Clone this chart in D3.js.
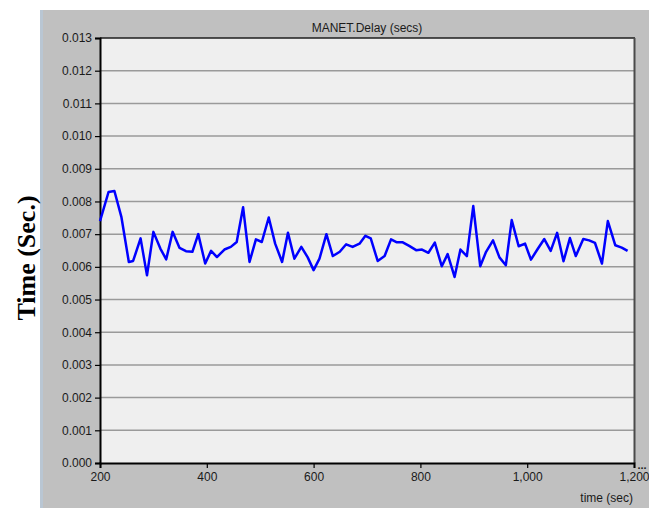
<!DOCTYPE html>
<html>
<head>
<meta charset="utf-8">
<script src="https://cdn.jsdelivr.net/npm/d3@7"></script>
<style>
  html, body { margin: 0; padding: 0; background: #ffffff; }
  svg { display: block; }
</style>
</head>
<body>
<svg id="chart" width="649" height="508"></svg>
<script>
// ---- data ----
const chartTitle = "MANET.Delay (secs)";
const xAxisLabel = "time (sec)";
const yAxisLabel = "Time (Sec.)";
const xTickValues = [200, 400, 600, 800, 1000, 1200];
const yTickValues = [0, 0.001, 0.002, 0.003, 0.004, 0.005, 0.006, 0.007, 0.008, 0.009, 0.010, 0.011, 0.012, 0.013];
const times = [200, 216, 227, 240, 254, 262, 276, 288, 300, 313, 324, 336, 349, 361, 373, 384, 397, 408, 419, 433,
  445, 456, 468, 480, 492, 503, 516, 528, 541, 552, 564, 577, 589, 600, 611, 624, 636, 649, 661, 673,
  686, 697, 707, 720, 733, 745, 756, 767, 779, 792, 803, 815, 827, 840, 851, 864, 875, 887, 899, 912,
  923, 936, 948, 960, 971, 984, 996, 1007, 1019, 1032, 1044, 1056, 1068, 1080, 1091, 1105, 1116, 1127, 1140, 1151,
  1165, 1177, 1188];
const delay = [0.00740, 0.00829, 0.00832, 0.00753, 0.00615, 0.00618, 0.00687, 0.00574, 0.00707, 0.00656,
  0.00623, 0.00707, 0.00658, 0.00648, 0.00646, 0.00700, 0.00610, 0.00649, 0.00630, 0.00653,
  0.00661, 0.00676, 0.00782, 0.00615, 0.00684, 0.00676, 0.00751, 0.00671, 0.00615, 0.00704,
  0.00625, 0.00661, 0.00629, 0.00590, 0.00625, 0.00700, 0.00633, 0.00646, 0.00669, 0.00661,
  0.00671, 0.00695, 0.00687, 0.00618, 0.00633, 0.00684, 0.00675, 0.00675, 0.00664, 0.00651,
  0.00653, 0.00643, 0.00674, 0.00602, 0.00639, 0.00569, 0.00653, 0.00633, 0.00786, 0.00602,
  0.00646, 0.00681, 0.00629, 0.00605, 0.00743, 0.00663, 0.00671, 0.00622, 0.00653, 0.00685,
  0.00649, 0.00704, 0.00617, 0.00688, 0.00633, 0.00685, 0.00681, 0.00673, 0.00610, 0.00740,
  0.00666, 0.00659, 0.00649];

// ---- layout ----
const svg = d3.select("#chart");
const W = 649, H = 508;
const plot = { left: 100, right: 634, top: 38, bottom: 463 };
const font = "'Liberation Sans', Arial, sans-serif";

// window background
svg.append("rect").attr("x", 0).attr("y", 0).attr("width", W).attr("height", H).attr("fill", "#ffffff");
svg.append("rect").attr("x", 40).attr("y", 10).attr("width", 3).attr("height", H - 10).attr("fill", "#b9c6d3");
svg.append("rect").attr("x", 43).attr("y", 10).attr("width", W - 43).attr("height", H - 10).attr("fill", "#c0c0c0");

const x = d3.scaleLinear().domain([200, 1200]).range([plot.left, plot.right]);
const y = d3.scaleLinear().domain([0, 0.013]).range([plot.bottom, plot.top]);

// plot area
svg.append("rect")
  .attr("x", plot.left).attr("y", plot.top)
  .attr("width", plot.right - plot.left).attr("height", plot.bottom - plot.top)
  .attr("fill", "#efefef");

// gridlines
svg.append("g")
  .selectAll("line")
  .data(yTickValues.filter(v => v > 0 && v < 0.013))
  .join("line")
  .attr("x1", plot.left).attr("x2", plot.right)
  .attr("y1", d => y(d)).attr("y2", d => y(d))
  .attr("stroke", "#9a9a9a").attr("stroke-width", 1.5);

// frame: top and right
svg.append("line").attr("x1", plot.left).attr("x2", plot.right + 1).attr("y1", plot.top).attr("y2", plot.top)
  .attr("stroke", "#1e1e1e").attr("stroke-width", 1.5);
svg.append("line").attr("x1", plot.right + 0.5).attr("x2", plot.right + 0.5).attr("y1", plot.top).attr("y2", plot.bottom)
  .attr("stroke", "#4a4a4a").attr("stroke-width", 2);

// axes
const yAxis = d3.axisLeft(y).tickValues(yTickValues).tickFormat(d3.format(".3f")).tickSize(5).tickPadding(3);
const gy = svg.append("g").attr("transform", `translate(${plot.left},0)`).call(yAxis);
gy.select(".domain").attr("stroke", "#000").attr("stroke-width", 2);
gy.selectAll(".tick line").attr("stroke", "#000").attr("stroke-width", 1.2);
gy.selectAll(".tick text").attr("font-family", font).attr("font-size", 12).attr("fill", "#1a1a1a");

const xAxis = d3.axisBottom(x).tickValues(xTickValues).tickFormat(d3.format(",")).tickSize(5).tickPadding(4);
const gx = svg.append("g").attr("transform", `translate(0,${plot.bottom})`).call(xAxis);
gx.select(".domain").attr("stroke", "#000").attr("stroke-width", 2);
gx.selectAll(".tick line").attr("stroke", "#000").attr("stroke-width", 1.2);
gx.selectAll(".tick text").attr("font-family", font).attr("font-size", 12).attr("fill", "#1a1a1a");

// data line
const line = d3.line().x((d, i) => x(times[i])).y(d => y(d));
svg.append("path")
  .datum(delay)
  .attr("d", line)
  .attr("fill", "none")
  .attr("stroke", "#0000ff")
  .attr("stroke-width", 2.5)
  .attr("stroke-linejoin", "round");

// title
svg.append("text")
  .attr("x", (plot.left + plot.right) / 2).attr("y", 32)
  .attr("text-anchor", "middle")
  .attr("font-family", font).attr("font-size", 12).attr("fill", "#1a1a1a")
  .text(chartTitle);

// x axis label
svg.append("text")
  .attr("x", plot.right - 1).attr("y", 502)
  .attr("text-anchor", "end")
  .attr("font-family", font).attr("font-size", 12).attr("fill", "#1a1a1a")
  .text(xAxisLabel);

// ellipsis marker near right end
svg.append("text")
  .attr("x", 642).attr("y", 469)
  .attr("text-anchor", "middle")
  .attr("font-family", font).attr("font-size", 11).attr("font-weight", "bold").attr("fill", "#1a1a1a")
  .text("...");

// y axis label
svg.append("text")
  .attr("transform", `translate(35,258) rotate(-90)`)
  .attr("text-anchor", "middle")
  .attr("font-family", "'Liberation Serif', 'Times New Roman', serif")
  .attr("font-weight", "bold").attr("font-size", 26).attr("fill", "#000")
  .text(yAxisLabel);
</script>
</body>
</html>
◆ ◆ ◆ ◆
• Given problem
Quote the data above in full, leaving out the pictures it holds.

• Exercise result
Clone this chart in D3.js.
<!DOCTYPE html>
<html>
<head>
<meta charset="utf-8">
<script src="https://cdn.jsdelivr.net/npm/d3@7"></script>
<style>
  html, body { margin: 0; padding: 0; background: #ffffff; }
  svg { display: block; }
</style>
</head>
<body>
<svg id="chart" width="649" height="508"></svg>
<script>
// ---- data ----
const chartTitle = "MANET.Delay (secs)";
const xAxisLabel = "time (sec)";
const yAxisLabel = "Time (Sec.)";
const xTickValues = [200, 400, 600, 800, 1000, 1200];
const yTickValues = [0, 0.001, 0.002, 0.003, 0.004, 0.005, 0.006, 0.007, 0.008, 0.009, 0.010, 0.011, 0.012, 0.013];
const times = [200, 216, 227, 240, 254, 262, 276, 288, 300, 313, 324, 336, 349, 361, 373, 384, 397, 408, 419, 433,
  445, 456, 468, 480, 492, 503, 516, 528, 541, 552, 564, 577, 589, 600, 611, 624, 636, 649, 661, 673,
  686, 697, 707, 720, 733, 745, 756, 767, 779, 792, 803, 815, 827, 840, 851, 864, 875, 887, 899, 912,
  923, 936, 948, 960, 971, 984, 996, 1007, 1019, 1032, 1044, 1056, 1068, 1080, 1091, 1105, 1116, 1127, 1140, 1151,
  1165, 1177, 1188];
const delay = [0.00740, 0.00829, 0.00832, 0.00753, 0.00615, 0.00618, 0.00687, 0.00574, 0.00707, 0.00656,
  0.00623, 0.00707, 0.00658, 0.00648, 0.00646, 0.00700, 0.00610, 0.00649, 0.00630, 0.00653,
  0.00661, 0.00676, 0.00782, 0.00615, 0.00684, 0.00676, 0.00751, 0.00671, 0.00615, 0.00704,
  0.00625, 0.00661, 0.00629, 0.00590, 0.00625, 0.00700, 0.00633, 0.00646, 0.00669, 0.00661,
  0.00671, 0.00695, 0.00687, 0.00618, 0.00633, 0.00684, 0.00675, 0.00675, 0.00664, 0.00651,
  0.00653, 0.00643, 0.00674, 0.00602, 0.00639, 0.00569, 0.00653, 0.00633, 0.00786, 0.00602,
  0.00646, 0.00681, 0.00629, 0.00605, 0.00743, 0.00663, 0.00671, 0.00622, 0.00653, 0.00685,
  0.00649, 0.00704, 0.00617, 0.00688, 0.00633, 0.00685, 0.00681, 0.00673, 0.00610, 0.00740,
  0.00666, 0.00659, 0.00649];

// ---- layout ----
const svg = d3.select("#chart");
const W = 649, H = 508;
const plot = { left: 100, right: 634, top: 38, bottom: 463 };
const font = "'Liberation Sans', Arial, sans-serif";

// window background
svg.append("rect").attr("x", 0).attr("y", 0).attr("width", W).attr("height", H).attr("fill", "#ffffff");
svg.append("rect").attr("x", 40).attr("y", 10).attr("width", 3).attr("height", H - 10).attr("fill", "#b9c6d3");
svg.append("rect").attr("x", 43).attr("y", 10).attr("width", W - 43).attr("height", H - 10).attr("fill", "#c0c0c0");

const x = d3.scaleLinear().domain([200, 1200]).range([plot.left, plot.right]);
const y = d3.scaleLinear().domain([0, 0.013]).range([plot.bottom, plot.top]);

// plot area
svg.append("rect")
  .attr("x", plot.left).attr("y", plot.top)
  .attr("width", plot.right - plot.left).attr("height", plot.bottom - plot.top)
  .attr("fill", "#efefef");

// gridlines
svg.append("g")
  .selectAll("line")
  .data(yTickValues.filter(v => v > 0 && v < 0.013))
  .join("line")
  .attr("x1", plot.left).attr("x2", plot.right)
  .attr("y1", d => y(d)).attr("y2", d => y(d))
  .attr("stroke", "#9a9a9a").attr("stroke-width", 1.5);

// frame: top and right
svg.append("line").attr("x1", plot.left).attr("x2", plot.right + 1).attr("y1", plot.top).attr("y2", plot.top)
  .attr("stroke", "#1e1e1e").attr("stroke-width", 1.5);
svg.append("line").attr("x1", plot.right + 0.5).attr("x2", plot.right + 0.5).attr("y1", plot.top).attr("y2", plot.bottom)
  .attr("stroke", "#4a4a4a").attr("stroke-width", 2);

// axes
const yAxis = d3.axisLeft(y).tickValues(yTickValues).tickFormat(d3.format(".3f")).tickSize(5).tickPadding(3);
const gy = svg.append("g").attr("transform", `translate(${plot.left},0)`).call(yAxis);
gy.select(".domain").attr("stroke", "#000").attr("stroke-width", 2);
gy.selectAll(".tick line").attr("stroke", "#000").attr("stroke-width", 1.2);
gy.selectAll(".tick text").attr("font-family", font).attr("font-size", 12).attr("fill", "#1a1a1a");

const xAxis = d3.axisBottom(x).tickValues(xTickValues).tickFormat(d3.format(",")).tickSize(5).tickPadding(4);
const gx = svg.append("g").attr("transform", `translate(0,${plot.bottom})`).call(xAxis);
gx.select(".domain").attr("stroke", "#000").attr("stroke-width", 2);
gx.selectAll(".tick line").attr("stroke", "#000").attr("stroke-width", 1.2);
gx.selectAll(".tick text").attr("font-family", font).attr("font-size", 12).attr("fill", "#1a1a1a");

// data line
const line = d3.line().x((d, i) => x(times[i])).y(d => y(d));
svg.append("path")
  .datum(delay)
  .attr("d", line)
  .attr("fill", "none")
  .attr("stroke", "#0000ff")
  .attr("stroke-width", 2.5)
  .attr("stroke-linejoin", "round");

// title
svg.append("text")
  .attr("x", (plot.left + plot.right) / 2).attr("y", 32)
  .attr("text-anchor", "middle")
  .attr("font-family", font).attr("font-size", 12).attr("fill", "#1a1a1a")
  .text(chartTitle);

// x axis label
svg.append("text")
  .attr("x", plot.right - 1).attr("y", 502)
  .attr("text-anchor", "end")
  .attr("font-family", font).attr("font-size", 12).attr("fill", "#1a1a1a")
  .text(xAxisLabel);

// ellipsis marker near right end
svg.append("text")
  .attr("x", 642).attr("y", 469)
  .attr("text-anchor", "middle")
  .attr("font-family", font).attr("font-size", 11).attr("font-weight", "bold").attr("fill", "#1a1a1a")
  .text("...");

// y axis label
svg.append("text")
  .attr("transform", `translate(35,258) rotate(-90)`)
  .attr("text-anchor", "middle")
  .attr("font-family", "'Liberation Serif', 'Times New Roman', serif")
  .attr("font-weight", "bold").attr("font-size", 26).attr("fill", "#000")
  .text(yAxisLabel);
</script>
</body>
</html>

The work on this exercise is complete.